**Task to carry out**
Write out all of the data without omission, exactly as shown.

□ □ □ □ □

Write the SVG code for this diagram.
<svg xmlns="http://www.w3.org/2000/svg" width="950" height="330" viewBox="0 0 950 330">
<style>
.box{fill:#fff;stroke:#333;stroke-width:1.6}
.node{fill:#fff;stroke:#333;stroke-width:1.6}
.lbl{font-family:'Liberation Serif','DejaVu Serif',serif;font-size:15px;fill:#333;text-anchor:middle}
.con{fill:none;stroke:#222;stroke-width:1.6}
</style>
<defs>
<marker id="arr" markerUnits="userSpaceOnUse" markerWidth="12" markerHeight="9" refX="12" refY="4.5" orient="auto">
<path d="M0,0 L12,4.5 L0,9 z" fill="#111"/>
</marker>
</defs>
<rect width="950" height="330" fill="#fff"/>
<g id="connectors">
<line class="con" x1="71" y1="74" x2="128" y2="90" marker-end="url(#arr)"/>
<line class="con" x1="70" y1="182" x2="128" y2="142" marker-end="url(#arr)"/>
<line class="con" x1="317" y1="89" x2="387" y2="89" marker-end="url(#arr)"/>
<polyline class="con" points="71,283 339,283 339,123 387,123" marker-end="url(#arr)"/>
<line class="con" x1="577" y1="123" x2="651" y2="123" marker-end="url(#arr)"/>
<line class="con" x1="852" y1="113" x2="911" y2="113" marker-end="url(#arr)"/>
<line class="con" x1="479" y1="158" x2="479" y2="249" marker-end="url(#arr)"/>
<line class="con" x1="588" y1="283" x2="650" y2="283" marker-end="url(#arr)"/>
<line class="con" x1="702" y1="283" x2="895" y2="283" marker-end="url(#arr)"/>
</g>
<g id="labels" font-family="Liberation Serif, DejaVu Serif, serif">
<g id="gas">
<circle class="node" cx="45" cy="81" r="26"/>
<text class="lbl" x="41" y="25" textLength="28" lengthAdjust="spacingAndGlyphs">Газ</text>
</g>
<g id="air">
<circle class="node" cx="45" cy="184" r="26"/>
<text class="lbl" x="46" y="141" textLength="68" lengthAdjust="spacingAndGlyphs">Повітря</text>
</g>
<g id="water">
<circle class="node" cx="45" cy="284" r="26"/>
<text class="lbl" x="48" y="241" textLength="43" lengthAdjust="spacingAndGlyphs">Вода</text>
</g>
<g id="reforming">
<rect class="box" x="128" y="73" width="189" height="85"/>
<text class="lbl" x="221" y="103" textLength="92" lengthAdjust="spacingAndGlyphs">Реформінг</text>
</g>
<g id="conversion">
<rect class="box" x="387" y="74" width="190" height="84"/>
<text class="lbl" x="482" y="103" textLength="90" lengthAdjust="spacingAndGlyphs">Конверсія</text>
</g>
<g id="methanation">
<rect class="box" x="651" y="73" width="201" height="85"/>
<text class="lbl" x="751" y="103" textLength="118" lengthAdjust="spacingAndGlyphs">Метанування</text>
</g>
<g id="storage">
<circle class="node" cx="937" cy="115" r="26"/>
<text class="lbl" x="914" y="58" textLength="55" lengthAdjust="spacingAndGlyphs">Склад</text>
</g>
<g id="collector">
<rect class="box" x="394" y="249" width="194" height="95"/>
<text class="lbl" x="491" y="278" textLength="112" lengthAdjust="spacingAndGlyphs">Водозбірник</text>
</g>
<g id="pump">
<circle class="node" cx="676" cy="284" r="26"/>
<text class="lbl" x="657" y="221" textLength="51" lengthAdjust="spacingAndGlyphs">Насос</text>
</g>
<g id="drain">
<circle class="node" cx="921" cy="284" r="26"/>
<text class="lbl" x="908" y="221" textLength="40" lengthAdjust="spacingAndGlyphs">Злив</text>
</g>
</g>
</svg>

□ □ □ □ □

**Answer to the exercise**
Write the SVG code for this diagram.
<svg xmlns="http://www.w3.org/2000/svg" width="950" height="330" viewBox="0 0 950 330">
<style>
.box{fill:#fff;stroke:#333;stroke-width:1.6}
.node{fill:#fff;stroke:#333;stroke-width:1.6}
.lbl{font-family:'Liberation Serif','DejaVu Serif',serif;font-size:15px;fill:#333;text-anchor:middle}
.con{fill:none;stroke:#222;stroke-width:1.6}
</style>
<defs>
<marker id="arr" markerUnits="userSpaceOnUse" markerWidth="12" markerHeight="9" refX="12" refY="4.5" orient="auto">
<path d="M0,0 L12,4.5 L0,9 z" fill="#111"/>
</marker>
</defs>
<rect width="950" height="330" fill="#fff"/>
<g id="connectors">
<line class="con" x1="71" y1="74" x2="128" y2="90" marker-end="url(#arr)"/>
<line class="con" x1="70" y1="182" x2="128" y2="142" marker-end="url(#arr)"/>
<line class="con" x1="317" y1="89" x2="387" y2="89" marker-end="url(#arr)"/>
<polyline class="con" points="71,283 339,283 339,123 387,123" marker-end="url(#arr)"/>
<line class="con" x1="577" y1="123" x2="651" y2="123" marker-end="url(#arr)"/>
<line class="con" x1="852" y1="113" x2="911" y2="113" marker-end="url(#arr)"/>
<line class="con" x1="479" y1="158" x2="479" y2="249" marker-end="url(#arr)"/>
<line class="con" x1="588" y1="283" x2="650" y2="283" marker-end="url(#arr)"/>
<line class="con" x1="702" y1="283" x2="895" y2="283" marker-end="url(#arr)"/>
</g>
<g id="labels" font-family="Liberation Serif, DejaVu Serif, serif">
<g id="gas">
<circle class="node" cx="45" cy="81" r="26"/>
<text class="lbl" x="41" y="25" textLength="28" lengthAdjust="spacingAndGlyphs">Газ</text>
</g>
<g id="air">
<circle class="node" cx="45" cy="184" r="26"/>
<text class="lbl" x="46" y="141" textLength="68" lengthAdjust="spacingAndGlyphs">Повітря</text>
</g>
<g id="water">
<circle class="node" cx="45" cy="284" r="26"/>
<text class="lbl" x="48" y="241" textLength="43" lengthAdjust="spacingAndGlyphs">Вода</text>
</g>
<g id="reforming">
<rect class="box" x="128" y="73" width="189" height="85"/>
<text class="lbl" x="221" y="103" textLength="92" lengthAdjust="spacingAndGlyphs">Реформінг</text>
</g>
<g id="conversion">
<rect class="box" x="387" y="74" width="190" height="84"/>
<text class="lbl" x="482" y="103" textLength="90" lengthAdjust="spacingAndGlyphs">Конверсія</text>
</g>
<g id="methanation">
<rect class="box" x="651" y="73" width="201" height="85"/>
<text class="lbl" x="751" y="103" textLength="118" lengthAdjust="spacingAndGlyphs">Метанування</text>
</g>
<g id="storage">
<circle class="node" cx="937" cy="115" r="26"/>
<text class="lbl" x="914" y="58" textLength="55" lengthAdjust="spacingAndGlyphs">Склад</text>
</g>
<g id="collector">
<rect class="box" x="394" y="249" width="194" height="95"/>
<text class="lbl" x="491" y="278" textLength="112" lengthAdjust="spacingAndGlyphs">Водозбірник</text>
</g>
<g id="pump">
<circle class="node" cx="676" cy="284" r="26"/>
<text class="lbl" x="657" y="221" textLength="51" lengthAdjust="spacingAndGlyphs">Насос</text>
</g>
<g id="drain">
<circle class="node" cx="921" cy="284" r="26"/>
<text class="lbl" x="908" y="221" textLength="40" lengthAdjust="spacingAndGlyphs">Злив</text>
</g>
</g>
</svg>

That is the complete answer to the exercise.